On Tuesday, the Devils introduced Peter DeBoer as their new head coach.So what should we make of Peter DeBoer being hired as the head coach of the Devils?
One thing was pretty much certain after New Jersey missed the playoffs for the first time since 1995-96: GM Lou Lamoriello was not going to hire a first-year head coach again. Not after the John MacLean experiment had blown up in Lamoriello's face.
MacLean's team couldn't score or defend. The coach clashed with -- and sat -- superstar Ilya Kovalchuk. And MacLean was gone after a 9-22-2 start.
DeBoers isn't Ken Hitchcock or Michel Therrien.

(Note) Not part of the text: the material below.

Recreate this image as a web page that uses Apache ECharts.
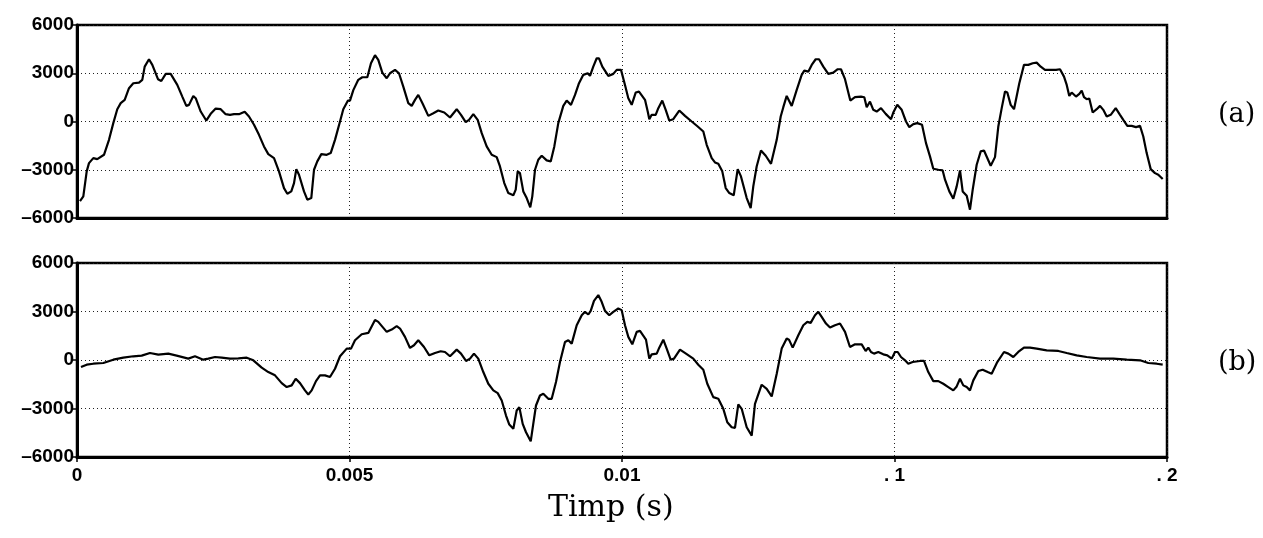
<!DOCTYPE html>
<html>
<head>
<meta charset="utf-8">
<script src="https://cdn.jsdelivr.net/npm/echarts@6/dist/echarts.min.js"></script>
<style>
html,body{margin:0;padding:0;background:#fff;}
#chart{width:1263px;height:538px;}
</style>
</head>
<body>
<div id="chart"></div>
<script>
// time in milliseconds, amplitude
const waveA = [[0.055,-4950],[0.116,-4655],[0.178,-3100],[0.220,-2590],[0.299,-2275],[0.372,-2340],[0.495,-2070],[0.587,-1140],[0.666,-100],[0.739,765],[0.802,1140],[0.875,1345],[0.954,2070],[1.033,2380],[1.138,2420],[1.198,2590],[1.242,3410],[1.321,3870],[1.382,3520],[1.486,2630],[1.547,2520],[1.628,2960],[1.719,2960],[1.840,2280],[1.932,1550],[2.006,970],[2.055,1035],[2.134,1590],[2.178,1450],[2.270,620],[2.372,60],[2.453,475],[2.545,805],[2.637,765],[2.728,455],[2.807,415],[2.881,455],[2.972,455],[3.077,600],[3.156,310],[3.248,-205],[3.339,-830],[3.431,-1550],[3.510,-2030],[3.615,-2275],[3.706,-3100],[3.798,-4140],[3.859,-4490],[3.932,-4345],[3.982,-3830],[4.024,-2960],[4.073,-3310],[4.165,-4345],[4.226,-4860],[4.299,-4760],[4.349,-3000],[4.409,-2480],[4.483,-2030],[4.582,-2070],[4.655,-1965],[4.734,-1140],[4.826,0],[4.886,765],[4.972,1300],[5.009,1300],[5.070,1950],[5.161,2590],[5.235,2750],[5.327,2750],[5.394,3620],[5.468,4120],[5.528,3830],[5.602,3040],[5.683,2690],[5.743,3000],[5.835,3210],[5.908,3000],[5.987,2170],[6.079,1140],[6.141,970],[6.202,1345],[6.262,1655],[6.343,1100],[6.446,350],[6.538,515],[6.629,680],[6.739,560],[6.844,250],[6.967,765],[7.046,415],[7.132,-40],[7.193,100],[7.272,455],[7.352,100],[7.426,-725],[7.517,-1550],[7.609,-2070],[7.701,-2215],[7.761,-2795],[7.840,-3830],[7.914,-4450],[8.006,-4590],[8.050,-4240],[8.086,-3100],[8.128,-3210],[8.189,-4345],[8.251,-4760],[8.317,-5340],[8.354,-4655],[8.404,-3000],[8.464,-2380],[8.527,-2130],[8.618,-2420],[8.692,-2480],[8.758,-1550],[8.831,-100],[8.923,970],[8.985,1300],[9.064,1035],[9.138,1655],[9.211,2380],[9.290,2900],[9.371,3000],[9.413,2835],[9.473,3410],[9.536,3930],[9.578,3930],[9.639,3410],[9.749,2835],[9.840,2960],[9.903,3210],[9.982,3210],[10.055,2275],[10.116,1450],[10.178,1035],[10.251,1800],[10.312,1860],[10.422,1345],[10.472,620],[10.501,145],[10.545,415],[10.618,415],[10.666,830],[10.739,1300],[10.802,725],[10.868,60],[10.941,145],[11.051,680],[11.156,350],[11.279,0],[11.389,-310],[11.492,-620],[11.554,-1450],[11.646,-2275],[11.706,-2545],[11.767,-2630],[11.840,-3100],[11.903,-4140],[11.969,-4450],[12.050,-4590],[12.123,-2960],[12.183,-3415],[12.288,-4760],[12.361,-5380],[12.409,-4035],[12.471,-2795],[12.550,-1800],[12.637,-2130],[12.734,-2630],[12.839,-1140],[12.912,310],[12.960,890],[13.022,1590],[13.051,1590],[13.114,970],[13.206,1965],[13.297,2900],[13.345,3165],[13.418,3100],[13.481,3520],[13.554,3870],[13.615,3870],[13.694,3410],[13.785,2960],[13.877,3040],[13.958,3250],[14.018,3250],[14.092,2630],[14.141,1965],[14.189,1300],[14.275,1510],[14.385,1550],[14.446,1510],[14.490,890],[14.550,1240],[14.611,725],[14.673,620],[14.752,830],[14.839,475],[14.936,145],[14.978,560],[15.051,1035],[15.132,725],[15.211,0],[15.272,-350],[15.345,-165],[15.418,-100],[15.505,-205],[15.578,-1345],[15.651,-2170],[15.712,-2940],[15.804,-3000],[15.884,-3040],[15.927,-3620],[16.006,-4345],[16.079,-4800],[16.141,-4035],[16.202,-3040],[16.251,-4345],[16.325,-4615],[16.385,-5480],[16.435,-4240],[16.508,-2690],[16.582,-1860],[16.642,-1800],[16.765,-2750],[16.844,-2215],[16.905,-310],[16.967,830],[17.028,1860],[17.070,1800],[17.132,1035],[17.193,765],[17.290,2380],[17.376,3520],[17.455,3520],[17.536,3620],[17.609,3660],[17.683,3410],[17.761,3210],[17.853,3210],[17.963,3210],[18.037,3250],[18.110,2790],[18.160,2275],[18.207,1590],[18.251,1800],[18.330,1550],[18.391,1720],[18.435,1925],[18.477,1510],[18.526,1385],[18.574,1430],[18.637,560],[18.710,765],[18.771,970],[18.831,725],[18.894,310],[18.967,415],[19.059,830],[19.138,415],[19.198,100],[19.272,-270],[19.352,-270],[19.431,-350],[19.505,-270],[19.565,-930],[19.627,-1965],[19.701,-2960],[19.780,-3210],[19.840,-3310],[19.921,-3580]];

const waveB = [[0.073,-435],[0.178,-290],[0.299,-230],[0.483,-185],[0.666,20],[0.850,145],[1.033,230],[1.187,270],[1.339,435],[1.492,330],[1.675,395],[1.829,270],[2.042,85],[2.165,230],[2.317,20],[2.409,85],[2.532,185],[2.655,145],[2.807,85],[2.960,105],[3.114,145],[3.235,-20],[3.389,-475],[3.510,-745],[3.633,-950],[3.756,-1430],[3.848,-1675],[3.939,-1570],[4.013,-1160],[4.092,-1430],[4.183,-1880],[4.244,-2130],[4.306,-1880],[4.385,-1305],[4.459,-950],[4.550,-950],[4.642,-1055],[4.734,-540],[4.826,230],[4.949,705],[5.028,705],[5.101,1220],[5.224,1595],[5.345,1675],[5.468,2480],[5.528,2360],[5.683,1740],[5.774,1880],[5.866,2090],[5.927,1945],[6.018,1430],[6.110,745],[6.183,910],[6.262,1220],[6.367,805],[6.464,290],[6.569,435],[6.673,540],[6.752,495],[6.844,230],[6.967,640],[7.046,395],[7.138,-60],[7.211,85],[7.284,395],[7.363,85],[7.455,-745],[7.547,-1470],[7.639,-1880],[7.719,-2050],[7.793,-2505],[7.872,-3435],[7.932,-3995],[8.006,-4260],[8.068,-3125],[8.116,-2915],[8.178,-3950],[8.239,-4470],[8.325,-5030],[8.372,-3950],[8.422,-2815],[8.495,-2195],[8.556,-2090],[8.648,-2400],[8.710,-2400],[8.789,-1365],[8.862,-125],[8.954,1115],[9.015,1220],[9.077,1015],[9.169,2150],[9.261,2770],[9.321,2980],[9.382,2815],[9.426,3040],[9.486,3660],[9.565,4015],[9.627,3600],[9.688,3040],[9.767,2770],[9.840,2980],[9.932,3185],[9.994,3085],[10.055,2150],[10.116,1430],[10.189,970],[10.270,1740],[10.330,1800],[10.440,1260],[10.501,85],[10.545,350],[10.637,395],[10.684,765],[10.758,1260],[10.820,705],[10.893,20],[10.954,85],[11.064,640],[11.174,395],[11.308,85],[11.400,-290],[11.492,-600],[11.565,-1470],[11.675,-2295],[11.767,-2400],[11.859,-3020],[11.932,-3850],[12.013,-4160],[12.073,-4200],[12.134,-2750],[12.196,-3020],[12.288,-4160],[12.380,-4675],[12.440,-2710],[12.563,-1530],[12.655,-1780],[12.747,-2255],[12.839,-850],[12.930,705],[13.022,1325],[13.064,1260],[13.132,765],[13.235,1530],[13.327,2150],[13.400,2360],[13.462,2295],[13.541,2770],[13.602,2980],[13.664,2670],[13.743,2255],[13.817,2005],[13.908,2150],[14.000,2255],[14.092,1740],[14.183,805],[14.275,970],[14.398,970],[14.471,560],[14.519,765],[14.569,495],[14.624,395],[14.703,495],[14.794,350],[14.868,290],[14.949,85],[15.009,495],[15.059,495],[15.119,185],[15.193,-20],[15.253,-230],[15.334,-125],[15.468,-60],[15.541,-60],[15.620,-745],[15.712,-1305],[15.804,-1305],[15.895,-1470],[15.987,-1675],[16.079,-1880],[16.141,-1635],[16.202,-1160],[16.262,-1570],[16.325,-1675],[16.385,-1880],[16.446,-1260],[16.538,-685],[16.618,-600],[16.710,-745],[16.783,-850],[16.886,-125],[17.009,495],[17.088,395],[17.180,185],[17.271,495],[17.376,765],[17.486,765],[17.609,705],[17.792,600],[18.006,560],[18.160,435],[18.343,290],[18.526,185],[18.771,85],[19.015,85],[19.261,20],[19.505,-20],[19.657,-185],[19.811,-230],[19.921,-290]];

const xTickLabels = ['0', '0.005', '0.01', '. 1', '. 2'];
const yTickLabels = ['\u20136000', '\u20133000', '0', '3000', '6000'];
const xAxisTitle = 'Timp (s)';
const panelLabels = ['(a)', '(b)'];

const chart = echarts.init(document.getElementById('chart'), null, {renderer: 'canvas'});

const sans = '"Liberation Sans", Arial, sans-serif';
const serif = '"DejaVu Serif", "Liberation Serif", serif';
const gridLine = {show: true, lineStyle: {color: '#222', width: 1, type: [1, 3]}};

function xAxisFor(idx, showLabels) {
  return {
    gridIndex: idx, type: 'value', min: 0, max: 20, interval: 5,
    axisLine: {show: true, onZero: false, lineStyle: {color: '#000', width: 3}},
    axisTick: {show: showLabels, length: 5, inside: false, lineStyle: {color: '#000', width: 1.5}},
    axisLabel: {show: showLabels, color: '#000', fontFamily: sans, fontWeight: 'bold', fontSize: 19, margin: 9,
      formatter: v => xTickLabels[Math.round(v / 5)]},
    splitLine: gridLine
  };
}
function yAxisFor(idx) {
  return {
    gridIndex: idx, type: 'value', min: -6000, max: 6000, interval: 3000,
    axisLine: {show: true, lineStyle: {color: '#000', width: 3}},
    axisTick: {show: true, length: 6, lineStyle: {color: '#000', width: 1.5}},
    axisLabel: {color: '#000', fontFamily: sans, fontWeight: 'bold', fontSize: 19, margin: 3,
      formatter: v => yTickLabels[Math.round((v + 6000) / 3000)]},
    splitLine: gridLine
  };
}

chart.setOption({
  animation: false,
  backgroundColor: '#fff',
  grid: [
    {left: 77, top: 25, width: 1090, height: 193, show: true, borderColor: '#000', borderWidth: 2.5, backgroundColor: 'transparent'},
    {left: 77, top: 263, width: 1090, height: 194, show: true, borderColor: '#000', borderWidth: 2.5, backgroundColor: 'transparent'}
  ],
  xAxis: [xAxisFor(0, false), xAxisFor(1, true)],
  yAxis: [yAxisFor(0), yAxisFor(1)],
  series: [
    {type: 'line', xAxisIndex: 0, yAxisIndex: 0, data: waveA, showSymbol: false, smooth: false,
      lineStyle: {color: '#000', width: 2.2}},
    {type: 'line', xAxisIndex: 1, yAxisIndex: 1, data: waveB, showSymbol: false, smooth: false,
      lineStyle: {color: '#000', width: 2.2}}
  ],
  graphic: [
    {type: 'text', left: 1218, top: 101, style: {text: panelLabels[0], font: '27px ' + serif, fill: '#000'}},
    {type: 'text', left: 1218, top: 349, style: {text: panelLabels[1], font: '27px ' + serif, fill: '#000'}},
    {type: 'text', left: 548, top: 493, style: {text: xAxisTitle, font: '30px ' + serif, fill: '#000'}}
  ]
});
</script>
</body>
</html>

He's not the sexy choice. He doesn't really have a track record. He's never made the playoffs before (he was with the Panthers, though).
Yet one thing stood out to me during his news conference Tuesday afternoon: He sounded like he knew what style he wanted to play. And he wasn't afraid to say that the Devils were going to be a defensive-minded hockey club, which has been their calling card for decades.
AP Photo/Julio Cortez
Peter DeBoer arrives in New Jersey with a 103-107-36 coaching record.
"We want to pursue the puck. We want to dictate the pace of the play," DeBoer said. "At the same time the foundation of that is still good, solid defensive hockey and playing the right way, and I think that meshes perfectly with what they do here."
MacLean never wanted to say that. Here's what he said during his introductory news conference last season:
"People say, 'You’re going to play all defense.' No, we're not going to play all defense," MacLean said. "I was an offensive player. We're going to have to score goals. There has to be parameters on things, but there also has to be some leeway."
MacLean also talked about playing "winning" hockey. We just never found out what that was.
MacLean's presser featured great fanfare. A lot of players showed up.
There was none of that at DeBoer's presser. Simple. Plain. Business-like.
DeBoer said it himself: The Devils are going to have to score goals. Just over two goals per game isn't going to cut it.
Whether the Devils want to admit it, DeBoer needs to gain Kovalchuk's respect. He knows it too.
Kovalchuk looked like a different player under Lemaire, a superstar committed to playing two-way hockey.
If Zach Parise comes back healthy and Kovalchuk and Martin Brodeur play at the elite levels they played at in the second half, there's no reason the Devils can't compete for a playoff spot and make a run.
This team has talent. Plenty of it. We saw it in the second half.
DeBoer just needs to make it work. Otherwise, he'll quickly find himself on the unemployment line.
"You'd always like to have stability, but the thing about it is, you want to win," Lamoriello said. "Stability brings winning, but if you're not winning, what good is stability? It's as simple as that, and I don't apologize for that."